Trigonometric identities are equations involving trigonometric functions that are true for all angles. These identities help us simplify trigonometric expressions and solve equations.

• One commonly used identity is the Pythagorean Identity: \(\sin^2 \theta + \cos^2 \theta = 1\).
• Cosine and sine functions are crucial since they relate directly to most trigonometric calculations in mathematics and physics.

In the expression \(\cos^2 \theta - \sin^2 \theta\), you can use the difference of squares identity. Recognizing \(\cos \theta\) as \(a\) and \(\sin \theta\) as \(b\), you factor it as \((\cos \theta - \sin \theta)(\cos \theta + \sin \theta)\). Knowing these identities enables more efficient problem-solving since you can easily manipulate expressions involving trigonometric functions.

Polynomial factorization involves breaking down a polynomial into a product of two or more simpler polynomials. This process is essential because it allows us to solve polynomial equations and more easily analyze polynomial functions.

• The process often begins by identifying common patterns or identities within the polynomial.
• Factoring polynomials efficiently can simplify solving equations or evaluating limits.

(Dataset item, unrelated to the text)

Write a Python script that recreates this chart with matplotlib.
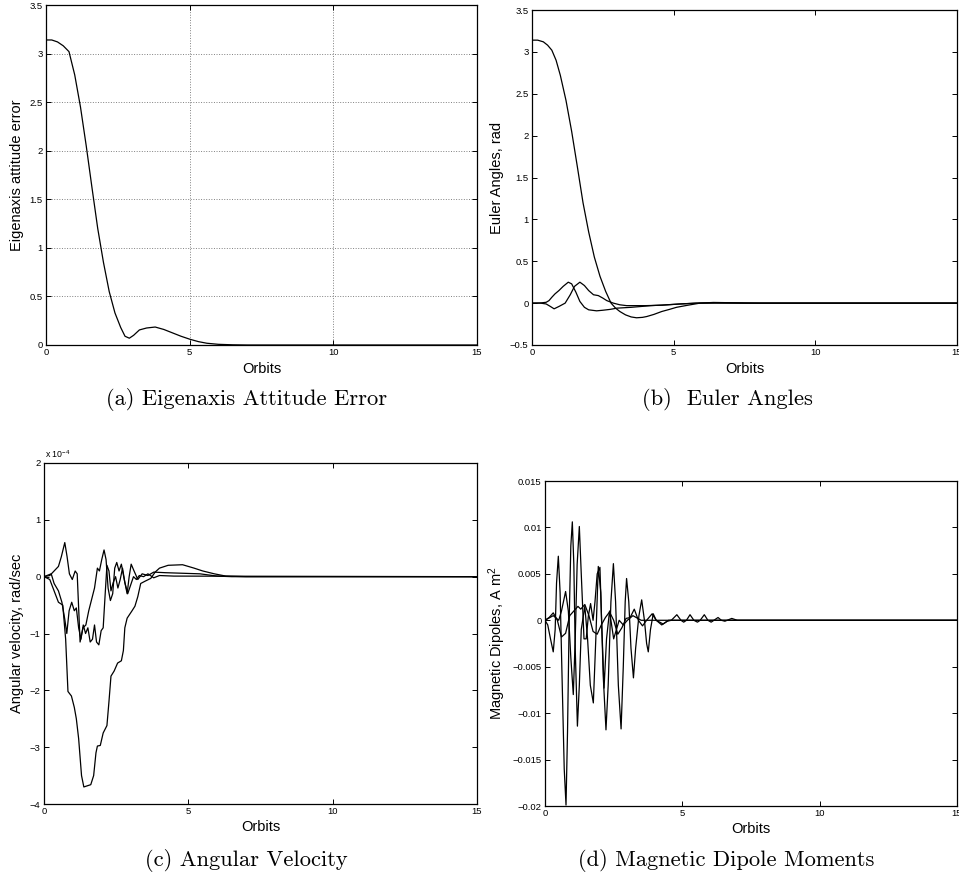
import numpy as np
import matplotlib
matplotlib.use('Agg')
import matplotlib.pyplot as plt
from matplotlib.ticker import FuncFormatter

plt.rcParams['font.family'] = ['Liberation Sans', 'DejaVu Sans']
plt.rcParams['mathtext.fontset'] = 'custom'
plt.rcParams['mathtext.rm'] = 'Liberation Sans'
plt.rcParams['mathtext.it'] = 'Liberation Sans'

# (a) eigenaxis attitude error
A_X = [0, 0.2, 0.4, 0.6, 0.8, 1.0, 1.2, 1.4, 1.6, 1.8, 2.0, 2.2, 2.4, 2.6, 2.75, 2.9,
       3.05, 3.25, 3.5, 3.8, 4.1, 4.4, 4.7, 5.0, 5.3, 5.6, 6.0, 6.5, 7.0, 15]
A_Y = [3.14, 3.14, 3.12, 3.08, 3.02, 2.78, 2.45, 2.05, 1.62, 1.2, 0.85, 0.55, 0.33, 0.18,
       0.09, 0.07, 0.1, 0.155, 0.175, 0.185, 0.16, 0.125, 0.09, 0.06, 0.035, 0.018, 0.007,
       0.002, 0.0, 0.0]

# (b) Euler angles
B1_X = [0, 0.2, 0.4, 0.55, 0.7, 0.85, 1.0, 1.2, 1.4, 1.6, 1.8, 2.0, 2.2, 2.4, 2.6, 2.79,
        2.95, 3.1, 3.3, 3.5, 3.69, 3.9, 4.05, 4.3, 4.58, 4.85, 5.1, 5.5, 5.93, 6.4, 7.0,
        8.0, 15]
B1_Y = [3.14, 3.14, 3.12, 3.08, 3.02, 2.9, 2.72, 2.42, 2.05, 1.63, 1.2, 0.85, 0.55, 0.32,
        0.14, 0.0, -0.06, -0.1, -0.14, -0.165, -0.175, -0.17, -0.16, -0.135, -0.1, -0.075,
        -0.05, -0.025, 0.0, 0.008, 0.005, 0.0, 0.0]
B2_X = [0, 0.3, 0.5, 0.6, 0.7, 0.81, 0.95, 1.1, 1.28, 1.4, 1.55, 1.69, 1.85, 2.0, 2.28, 2.5,
        2.75, 3.0, 3.5, 4.2, 5.0, 5.8, 15]
B2_Y = [0, 0.002, 0.01, 0.03, 0.07, 0.11, 0.15, 0.2, 0.25, 0.23, 0.13, 0.02, -0.05, -0.08,
        -0.092, -0.085, -0.075, -0.06, -0.05, -0.03, -0.015, 0, 0]
B3_X = [0, 0.3, 0.5, 0.65, 0.78, 0.95, 1.17, 1.35, 1.5, 1.69, 1.85, 2.0, 2.17, 2.34, 2.5, 2.64,
        2.87, 3.1, 3.34, 4.0, 4.6, 5.2, 5.8, 6.5, 7.5, 15]
B3_Y = [0, 0.0, -0.01, -0.04, -0.068, -0.04, 0.0, 0.1, 0.2, 0.25, 0.21, 0.15, 0.1, 0.09, 0.06,
        0.03, 0.0, -0.02, -0.03, -0.03, -0.025, -0.01, 0.0, 0.005, 0.0, 0]

# (c) angular velocity, units of 1e-4 rad/sec
C1_X = [0, 0.2, 0.35, 0.5, 0.65, 0.75, 0.83, 0.95, 1.05, 1.12, 1.2, 1.3, 1.38, 1.5, 1.62, 1.72,
        1.8, 1.85, 1.95, 2.05, 2.18, 2.25, 2.32, 2.43, 2.55, 2.68, 2.75, 2.8, 2.88, 3.05, 3.15,
        3.25, 3.35, 3.5, 3.7, 3.85, 4.0, 4.3, 4.8, 5.2, 5.5, 5.9, 6.3, 7.0, 15]
C1_Y = [0, -0.05, -0.25, -0.45, -0.5, -1.1, -2.02, -2.1, -2.3, -2.5, -2.85, -3.5, -3.7, -3.68,
        -3.66, -3.5, -3.1, -2.98, -2.97, -2.75, -2.62, -2.2, -1.75, -1.66, -1.52, -1.48, -1.3,
        -0.9, -0.73, -0.6, -0.52, -0.35, -0.12, -0.08, -0.03, 0.08, 0.15, 0.2, 0.21, 0.15,
        0.1, 0.05, 0.01, 0, 0]
C2_X = [0, 0.2, 0.35, 0.5, 0.6, 0.72, 0.8, 0.88, 0.98, 1.08, 1.15, 1.25, 1.35, 1.45, 1.55,
        1.65, 1.75, 1.85, 1.92, 2.0, 2.08, 2.15, 2.22, 2.3, 2.38, 2.45, 2.52, 2.6, 2.68, 2.78,
        2.88, 2.95, 3.02, 3.12, 3.25, 3.4, 3.6, 3.8, 4.2, 4.8, 5.4, 6.0, 6.5, 15]
C2_Y = [0, 0.02, 0.1, 0.18, 0.35, 0.6, 0.35, 0.05, -0.05, 0.1, 0.05, -1.15, -0.9, -0.85, -0.6,
        -0.4, -0.2, 0.15, 0.1, 0.3, 0.47, 0.3, -0.2, -0.42, -0.3, 0.15, 0.25, 0.1, 0.22, -0.05,
        -0.3, 0.0, 0.22, 0.1, -0.05, 0.05, 0.02, 0.08, 0.07, 0.06, 0.05, 0.01, 0, 0]
C3_X = [0, 0.15, 0.25, 0.35, 0.5, 0.62, 0.72, 0.79, 0.87, 0.96, 1.05, 1.12, 1.2, 1.28, 1.36,
        1.44, 1.52, 1.6, 1.68, 1.75, 1.82, 1.9, 1.98, 2.05, 2.12, 2.18, 2.25, 2.32, 2.4, 2.48,
        2.56, 2.64, 2.72, 2.8, 2.9, 3.0, 3.1, 3.2, 3.3, 3.45, 3.6, 3.8, 4.0, 4.5, 15]
C3_Y = [0, 0.03, 0.05, -0.12, -0.25, -0.45, -0.75, -1.0, -0.6, -0.45, -0.6, -0.55, -0.9, -1.1,
        -0.85, -1.0, -0.9, -1.15, -1.1, -0.85, -1.15, -1.2, -0.95, -0.9, -0.3, 0.2, 0.1, -0.25,
        -0.1, 0.0, -0.2, -0.05, 0.15, -0.1, -0.3, -0.15, 0.0, -0.05, 0.02, 0.0, 0.05, -0.02,
        0.02, 0.01, 0]

# (d) magnetic dipoles, A m^2
D1_X = [0, 0.1, 0.2, 0.3, 0.37, 0.42, 0.485, 0.55, 0.62, 0.7, 0.765, 0.82, 0.88, 0.94, 0.995,
        1.05, 1.1, 1.18, 1.25, 1.32, 1.45, 1.55, 1.65, 1.76, 1.85, 1.94, 2.03, 2.12, 2.22, 2.3,
        2.4, 2.49, 2.57, 2.67, 2.77, 2.85, 2.92, 2.97, 3.05, 3.13, 3.22, 3.3, 3.42, 3.52, 3.62,
        3.7, 3.76, 3.84, 3.94, 4.05, 4.3, 4.5, 15]
D1_Y = [0, -0.0005, -0.002, -0.0034, -0.001, 0.004, 0.0069, 0.003, -0.006, -0.016, -0.0199,
        -0.012, 0.0, 0.008, 0.0106, 0.006, -0.003, -0.0114, -0.007, -0.001, 0.0015, -0.002,
        -0.007, -0.0089, -0.002, 0.0058, 0.003, -0.006, -0.0118, -0.007, 0.002, 0.0061, 0.002,
        -0.007, -0.0117, -0.005, 0.002, 0.0045, 0.002, -0.003, -0.0062, -0.003, 0.0005, 0.0022,
        0.0, -0.0025, -0.0034, -0.001, 0.0007, 0.0, -0.0004, 0.0, 0]
D2_X = [0, 0.3, 0.5, 0.6, 0.75, 0.85, 0.94, 1.03, 1.1, 1.17, 1.25, 1.32, 1.42, 1.5, 1.58, 1.66,
        1.75, 1.82, 1.9, 2.0, 2.06, 2.15, 2.24, 2.35, 2.5, 2.6, 2.7, 2.85, 3.0, 3.2, 3.5, 15]
D2_Y = [0, 0.0005, 0.0, 0.001, 0.0031, 0.001, -0.004, -0.008, -0.002, 0.006, 0.0101, 0.005,
        -0.002, -0.002, 0.0005, 0.0018, 0.0, 0.002, 0.005, 0.0057, 0.0, -0.0073, -0.002, 0.001,
        -0.002, -0.001, 0.0, -0.0005, 0.0, 0.0005, 0.0, 0]
D3_X = [0, 0.15, 0.3, 0.45, 0.6, 0.75, 0.9, 1.05, 1.2, 1.3, 1.45, 1.6, 1.75, 1.9, 2.05, 2.2,
        2.35, 2.5, 2.65, 2.8, 2.95, 3.1, 3.25, 3.4, 3.55, 3.7, 3.9, 4.05, 4.25, 4.45, 4.6, 4.8,
        4.95, 5.05, 5.15, 5.28, 5.42, 5.55, 5.65, 5.8, 5.93, 6.05, 6.15, 6.3, 6.42, 6.55, 6.8,
        7.0, 15]
D3_Y = [0, 0.0003, 0.0008, 0.0, -0.0018, -0.0014, 0.0005, 0.001, 0.0015, 0.0012, 0.0017,
        0.0005, -0.0012, -0.0015, -0.0005, 0.0003, 0.0009, 0.0, -0.0015, -0.0008, 0.0002,
        0.0003, 0.0012, 0.0, -0.0006, 0.0, 0.0007, 0.0, -0.0005, -0.0001, 0.0, 0.0006, 0.0,
        -0.0002, 0.0, 0.0006, 0.0, -0.0002, 0.0, 0.0006, 0.0, -0.0002, 0.0, 0.0003, 0.0,
        -0.0001, 0.0002, 0, 0]

X_TICKS = [0, 5, 10, 15]
A_YTICKS = [0, 0.5, 1, 1.5, 2, 2.5, 3, 3.5]
B_YTICKS = [-0.5, 0, 0.5, 1, 1.5, 2, 2.5, 3, 3.5]
C_YTICKS = [-4, -3, -2, -1, 0, 1, 2]
D_YTICKS = [-0.02, -0.015, -0.01, -0.005, 0, 0.005, 0.01, 0.015]

W, H = 959, 875
fig = plt.figure(figsize=(W / 100, H / 100), dpi=100)


def make_axes(left, top, right, bottom):
    # pixel box -> figure fraction
    return fig.add_axes([left / W, 1 - bottom / H, (right - left) / W, (bottom - top) / H])


def fmt(v, pos):
    s = f'{v:g}'
    return s.replace('-', '\u2212')


def style(ax, yticks, ylim, ylabel, ylab_x, xlab_y):
    ax.set_xlim(0, 15)
    ax.set_ylim(*ylim)
    ax.set_xticks(X_TICKS)
    ax.set_yticks(yticks)
    ax.xaxis.set_major_formatter(FuncFormatter(fmt))
    ax.yaxis.set_major_formatter(FuncFormatter(fmt))
    ax.tick_params(direction='in', top=True, right=True, length=3.6, width=0.7,
                   labelsize=6.8, pad=2.5)
    for sp in ax.spines.values():
        sp.set_linewidth(0.9)
    ax.set_ylabel(ylabel, fontsize=10.5)
    ax.yaxis.set_label_coords(ylab_x, 0.5)
    ax.set_xlabel('Orbits', fontsize=10.5)
    ax.xaxis.set_label_coords(0.5, xlab_y)


LW = 0.9
cap_font = dict(family='cmr10', fontsize=16.2, ha='center', va='center')

# (a)
ax = make_axes(46, 5, 477, 345)
ax.plot(A_X, A_Y, color='black', lw=LW)
style(ax, A_YTICKS, (0, 3.5), 'Eigenaxis attitude error', -0.051, -0.05)
ax.grid(True, linestyle=':', color='#808080', linewidth=0.7)
fig.text(247 / W, 1 - 400 / H, '(a) Eigenaxis Attitude Error', **cap_font)

# (b)
ax = make_axes(532, 10, 957, 345)
for xs, ys in [(B1_X, B1_Y), (B2_X, B2_Y), (B3_X, B3_Y)]:
    ax.plot(xs, ys, color='black', lw=LW)
style(ax, B_YTICKS, (-0.5, 3.5), 'Euler Angles, rad', -0.066, -0.051)
fig.text(727 / W, 1 - 400 / H, '(b)  Euler Angles', **cap_font)

# (c)
ax = make_axes(44, 463, 477, 804)
for xs, ys in [(C1_X, C1_Y), (C2_X, C2_Y), (C3_X, C3_Y)]:
    ax.plot(xs, ys, color='black', lw=LW)
style(ax, C_YTICKS, (-4, 2), 'Angular velocity, rad/sec', -0.046, -0.047)
ax.text(0.002, 1.008, r'x 10$^{-4}$', transform=ax.transAxes, fontsize=6.3,
        ha='left', va='bottom')
fig.text(246 / W, 1 - 860 / H, '(c) Angular Velocity', **cap_font)

# (d)
ax = make_axes(545, 481, 957, 806)
for xs, ys in [(D1_X, D1_Y), (D2_X, D2_Y), (D3_X, D3_Y)]:
    ax.plot(xs, ys, color='black', lw=LW)
style(ax, D_YTICKS, (-0.02, 0.015), r'Magnetic Dipoles, A m$^2$', -0.09, -0.049)
fig.text(726 / W, 1 - 860 / H, '(d) Magnetic Dipole Moments', **cap_font)

fig.savefig('out.png', dpi=100)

Taking the expression \(x^2 - y^2\), we see it as a difference of squares. Polynomial factorization reveals its roots directly, as evidenced by the factors \((x - y)(x + y)\). For \(\cos^2 \theta - \sin^2 \theta\), the trigonometric form, the factorization process is quite similar. The ability to factor simplifies the expression, making it easier to solve or graph the resulting function. Mastery of polynomial factorization is key to advancing in algebra and calculus.